One last note: Dalkey Archive has traditionally done a great job of publishing books in translation that contain a lot of humor.10 These books tend to be of the very dark, self-deprecating, my-life-didn’t-turn-out-how-I-wanted variety, but also includes a lot of works whose humor is based in the voice of the characters, the strange turns of phrase that unveil the odd inner workings of a character’s mind. It would be interesting to trace how these books are received, and how often the humor is downplayed in favor of discussing the book’s cultural significance.

1 This is footnoted in the actual book with: “Aphosphorosis. Phosphate deficiency causing lameness in cattle.”

2 Also footnoted in the original: “A strap passing under a horse’s or donkey’s tail.”

3 Even as a translation advocate, there’s something about this viewpoint that inherently appeals to me. Admittedly, it’s rare for me to come across a “fuck you” that I don’t like.

4 Open Letter has yet to have a book sell as many copies as either version of Cré na Cille. In fact, our total sales for all our books combined, is just barely more than the number of copies Yale sold of the Modiano. Hearing other publisher’s sales can really put one’s life into perspective. To be completely honest, I don’t know of a single press our size/reputation that doesn’t have at least one book that far outpaces our top selling books. This is why I drink and write rambling essays about humor. Because if you can’t laugh, right?

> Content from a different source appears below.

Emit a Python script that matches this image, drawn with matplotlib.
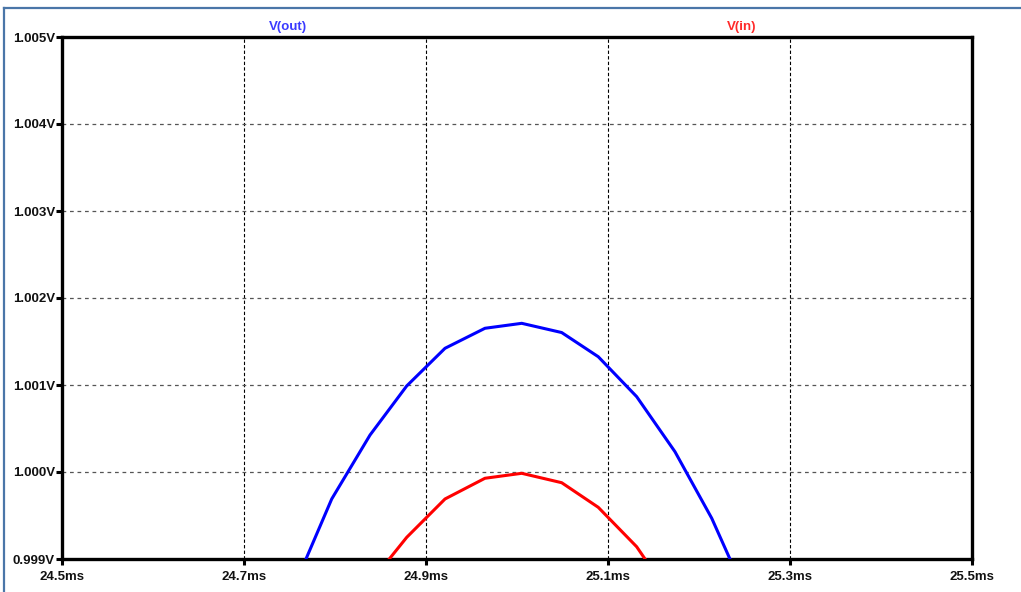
import numpy as np
import matplotlib.pyplot as plt
from matplotlib.lines import Line2D
from matplotlib.ticker import FuncFormatter

# 数据：时间点 (ms) 与两条曲线电压 (V)
t_ms = [24.7543, 24.7964, 24.8385, 24.8788, 24.9209, 24.9648, 25.0052,
        25.0491, 25.0893, 25.1315, 25.1736, 25.2140, 25.2561]
v_out = [0.998663, 0.999690, 1.000425, 1.000989, 1.001422, 1.001652, 1.001709,
         1.001603, 1.001325, 1.000866, 1.000233, 0.999468, 0.998483]

t_in = [24.8385, 24.8788, 24.9209, 24.9648, 25.0052, 25.0491, 25.0893,
        25.1315, 25.1736]
v_in = [0.998725, 0.999249, 0.999690, 0.999928, 0.999985, 0.999877, 0.999594,
        0.999141, 0.998496]

x_ticks = [24.5, 24.7, 24.9, 25.1, 25.3, 25.5]
y_ticks = [0.999, 1.000, 1.001, 1.002, 1.003, 1.004, 1.005]

W, H = 1021, 592
fig = plt.figure(figsize=(W / 100, H / 100), dpi=100)
fig.patch.set_facecolor('white')

# 外框（左、上）
frame_c = '#4a76a8'
fig.add_artist(Line2D([4 / W, 4 / W], [0, 1 - 8 / H], color=frame_c, lw=1.6,
                      transform=fig.transFigure))
fig.add_artist(Line2D([4 / W, 1], [1 - 8 / H, 1 - 8 / H], color=frame_c, lw=1.6,
                      transform=fig.transFigure))

ax = fig.add_axes([62 / W, (H - 559) / H, (972 - 62) / W, (559 - 37) / H])
ax.set_xlim(24.5, 25.5)
ax.set_ylim(0.999, 1.005)

ax.plot(t_ms, v_out, color='#0000ff', lw=2.2, zorder=3)
ax.plot(t_in, v_in, color='#ff0000', lw=2.2, zorder=3)

# 网格
for x in x_ticks[1:-1]:
    ax.axvline(x, color='black', lw=0.8, ls=(0, (3, 2)), zorder=1)
for y in y_ticks[1:-1]:
    ax.axhline(y, color='#555555', lw=0.9, ls=(0, (3, 3)), zorder=1)

ax.set_xticks(x_ticks)
ax.set_yticks(y_ticks)
ax.xaxis.set_major_formatter(FuncFormatter(lambda v, p: f"{v:.1f}ms"))
ax.yaxis.set_major_formatter(FuncFormatter(lambda v, p: f"{v:.3f}V"))
ax.tick_params(axis='both', direction='out', length=4, width=2.2, color='black',
               labelsize=9.5, pad=1)
ax.tick_params(axis='x', pad=4.5)
for lab in ax.get_xticklabels() + ax.get_yticklabels():
    lab.set_fontfamily('Liberation Sans')
    lab.set_fontweight('bold')
    lab.set_color('#111111')

for s in ax.spines.values():
    s.set_linewidth(2.4)
    s.set_color('black')

fig.text(288 / W, 1 - 27 / H, 'V(out)', color='#3a3aff', fontsize=9.5,
         fontweight='bold', family='Liberation Sans', ha='center', va='center')
fig.text(742 / W, 1 - 27 / H, 'V(in)', color='#ff2a2a', fontsize=9.5,
         fontweight='bold', family='Liberation Sans', ha='center', va='center')

fig.savefig('out.png', dpi=100)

5 How these translators build their reputation and how their translations are evaluated after their reputation is solidified are questions for another post.

6 The how and why this happens is, again, material for another post. One that can probably be summed up by saying: money + reputation + penetration = victory. Whether or not a new translation is objectively “better” is so irrelevant. As long as you can force something down the consumer’s throat—like Sam Tanenhaus did with the Pevear and Volokhonsky version of War and Peace—you’re fine. To be honest, the general reader won’t notice the difference between a translation that’s a 4 out of 10 in quality, and one that’s a 8 out of 10. At least in terms of sales. Again, material. Another post.

7 Yes, I know that a Facebook poll of 14 people is not statistically significant, or even just significant. But this anecdote makes sense within the context of the title of this post, which I will get to, I promise.

8 I recently tried rewatching the episode with the stoned Jon Lovitz, which, in my memory, was one of the only hysterical episodes of Friends, and felt like the whole thing was torture. How was this ever popular? Don’t answer that.

9 The joke: Stalin and Roosevelt had an argument about whose bodyguards were more loyal and ordered them to jump out of the window on the fifteenth floor. Roosevelt’s bodyguard flatly refused to jump, saying, “I’m thinking about the future of my family.” Stalin’s bodyguard, however, jumped out of the window and fell to his death. Roosevelt was taken aback.

“Tell me, why did your man do that?” he asked.

Stalin lit his pipe and replied: “He was thinking about the future of his family, too.”

10 A short list of funny authors from Dalkey: Svetislav Basara, Lydie Salvayre, Louis Paul Boon, Jean Echenoz, Gert Jonke, Raymond Queneau, Stig Sæterbakken, Jean-Philippe Toussaint, Dubrakva Ugresic, and Boris Vian.

In terms of funny authors we’ve published, Quim Monzo, Ilf and Petrov, Jerzy Pilch, Bragi Ólafsson, and Ror Wolf all come to mind.